Huge tax increases on the gambling and gaming industry.

10 percent tax on cash winnings on lotto and play whe.

Fiscal policy 101 teaches that all of the above measures announced in the 2018 budget are inflationary in their impact on the economy. Let me share the direct impact the increase in the price of diesel has had on me and other users already. As the owner of a Toyota Hilux diesel, I would use an average of 120 litres per month at cost of $276 at the old price of $2.30 per litre. Now with the increase in the price of diesel to $3.41 per litre, it is now costing me $409.20 for the same (120 litres) per month, an increase of $133.20 or 48.2 percent, and which adds up to $1, 598.40 per year.

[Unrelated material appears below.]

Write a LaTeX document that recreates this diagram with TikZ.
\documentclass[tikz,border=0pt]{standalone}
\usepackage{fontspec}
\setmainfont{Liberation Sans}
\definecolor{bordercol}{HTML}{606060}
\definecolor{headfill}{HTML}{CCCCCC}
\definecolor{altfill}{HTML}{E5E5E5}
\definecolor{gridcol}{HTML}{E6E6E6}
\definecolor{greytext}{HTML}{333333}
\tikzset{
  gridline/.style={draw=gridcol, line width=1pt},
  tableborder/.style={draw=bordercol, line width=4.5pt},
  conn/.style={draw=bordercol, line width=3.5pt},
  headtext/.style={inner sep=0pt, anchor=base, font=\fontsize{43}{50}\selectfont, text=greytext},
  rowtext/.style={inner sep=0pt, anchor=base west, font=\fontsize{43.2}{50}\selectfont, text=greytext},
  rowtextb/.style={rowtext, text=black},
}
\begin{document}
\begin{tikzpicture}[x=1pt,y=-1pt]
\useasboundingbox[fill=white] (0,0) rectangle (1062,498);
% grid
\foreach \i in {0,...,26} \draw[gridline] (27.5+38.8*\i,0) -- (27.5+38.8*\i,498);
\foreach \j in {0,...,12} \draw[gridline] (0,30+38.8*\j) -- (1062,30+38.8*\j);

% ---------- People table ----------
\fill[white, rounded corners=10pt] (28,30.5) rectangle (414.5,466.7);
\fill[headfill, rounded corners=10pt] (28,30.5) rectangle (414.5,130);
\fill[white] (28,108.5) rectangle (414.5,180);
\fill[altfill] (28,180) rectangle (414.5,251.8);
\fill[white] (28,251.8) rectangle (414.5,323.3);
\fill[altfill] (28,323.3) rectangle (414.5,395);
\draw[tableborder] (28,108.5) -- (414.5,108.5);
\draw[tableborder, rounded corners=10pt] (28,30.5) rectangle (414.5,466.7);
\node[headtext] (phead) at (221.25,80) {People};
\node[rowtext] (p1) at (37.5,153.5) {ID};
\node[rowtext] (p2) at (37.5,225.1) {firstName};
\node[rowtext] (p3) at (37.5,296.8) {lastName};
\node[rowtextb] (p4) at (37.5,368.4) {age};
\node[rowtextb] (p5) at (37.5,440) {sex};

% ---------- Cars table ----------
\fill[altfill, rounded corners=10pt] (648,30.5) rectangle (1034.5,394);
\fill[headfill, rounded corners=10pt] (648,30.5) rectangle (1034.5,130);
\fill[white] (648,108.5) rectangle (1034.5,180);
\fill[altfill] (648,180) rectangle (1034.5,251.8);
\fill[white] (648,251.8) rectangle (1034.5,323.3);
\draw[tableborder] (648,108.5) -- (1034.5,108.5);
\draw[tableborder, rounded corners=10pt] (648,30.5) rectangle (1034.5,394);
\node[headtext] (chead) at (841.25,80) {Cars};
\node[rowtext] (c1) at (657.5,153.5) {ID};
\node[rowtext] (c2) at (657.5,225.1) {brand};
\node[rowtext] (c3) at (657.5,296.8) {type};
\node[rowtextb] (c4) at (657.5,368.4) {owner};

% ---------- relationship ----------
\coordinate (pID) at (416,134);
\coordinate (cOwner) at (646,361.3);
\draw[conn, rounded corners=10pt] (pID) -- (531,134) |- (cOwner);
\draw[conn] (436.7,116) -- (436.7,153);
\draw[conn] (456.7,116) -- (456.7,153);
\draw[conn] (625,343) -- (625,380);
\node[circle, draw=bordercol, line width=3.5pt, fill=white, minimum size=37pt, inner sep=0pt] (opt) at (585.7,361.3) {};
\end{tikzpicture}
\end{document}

This is the direct inflationary impact the increase in the prices of diesel and super gasoline are having on the already financial struggling population. The fact that diesel is the industrial/commercial fuel, the increase in its price would certainly release severe inflationary pressures on general prices throughout the entire economy, as the transportation component of the costs structure of doing business increases by 48.2 percent.

The reality is, it would now cost wholesalers, retailers, farmers and manufacturer 48.2 percent more in transportation cost to get their products/produce/items to market and on the shelves. In order to maintain their margin/profit, the increase costs of transportation would naturally be passed on to us (consumers) in the form of higher prices. This would have a triple-edged sword impact on households in Tobago, as 85 percent- 90 percent of what we consume are imported from Trinidad, resulting in the increases in transportation costs, in Trinidad and in Tobago, being passed on to Tobagonians, the final consumers.

Any which way we look at this, it becomes an even more inescapable reality, when the fact that the prices of tyres and the inspection fees of vehicles were also hiked by the Minister of Finance in the 2018 budget are included in the inflationary stew. Add also the datum that corporation tax has been levelled at 30 percent for all businesses operating in the country. This is a tax on the gross profits/margin of businesses. When these are mixed into the stew and seasoned with the new tax bracket of 35 percent on the profits of commercial banks, we have a fiscally impoverishing (making people poor) concoction.

The budget is certain in its intention to be inflationary and pauperising. Because in our financialised economy, banks operate on an owner/shareholder maximisation model (to make maximum profits for shareholders). And we know, too well, that the greedy and uncaring banks in this country would not charge this new 35 percent tax on their existing profit levels. Therefore, the most obvious reaction from the banks would be to increase the costs of borrowing to protect their self-centred corporate aim of maintaining existing level of profits and obscene returns to shareholders. And sadly, the population is not sufficiently organised and empowered to protest and boycott commercial banks should they seek to increase the costs of borrowing because of the newly imposed tax of 35 percent on them.

Returning to the direct and immediate impact on food prices, the country’s fishermen have publicly indicated that because of the immediate increase in the prices of diesel and super gasoline, the fuels they use to go fishing, the price fish would have to increase. Fish is one of the healthier sources of protein in our diet, which means that the poor people may no longer be able to afford fish. Covered with the impending increase in rates for electricity and water, the inflationary stew becomes very explosive. And when it bursts, it will rip the health and financial wellbeing of the working poor and the 300,000 poor, living on a meagre $985 or less per month, @Poverty is Hell.tt, apart.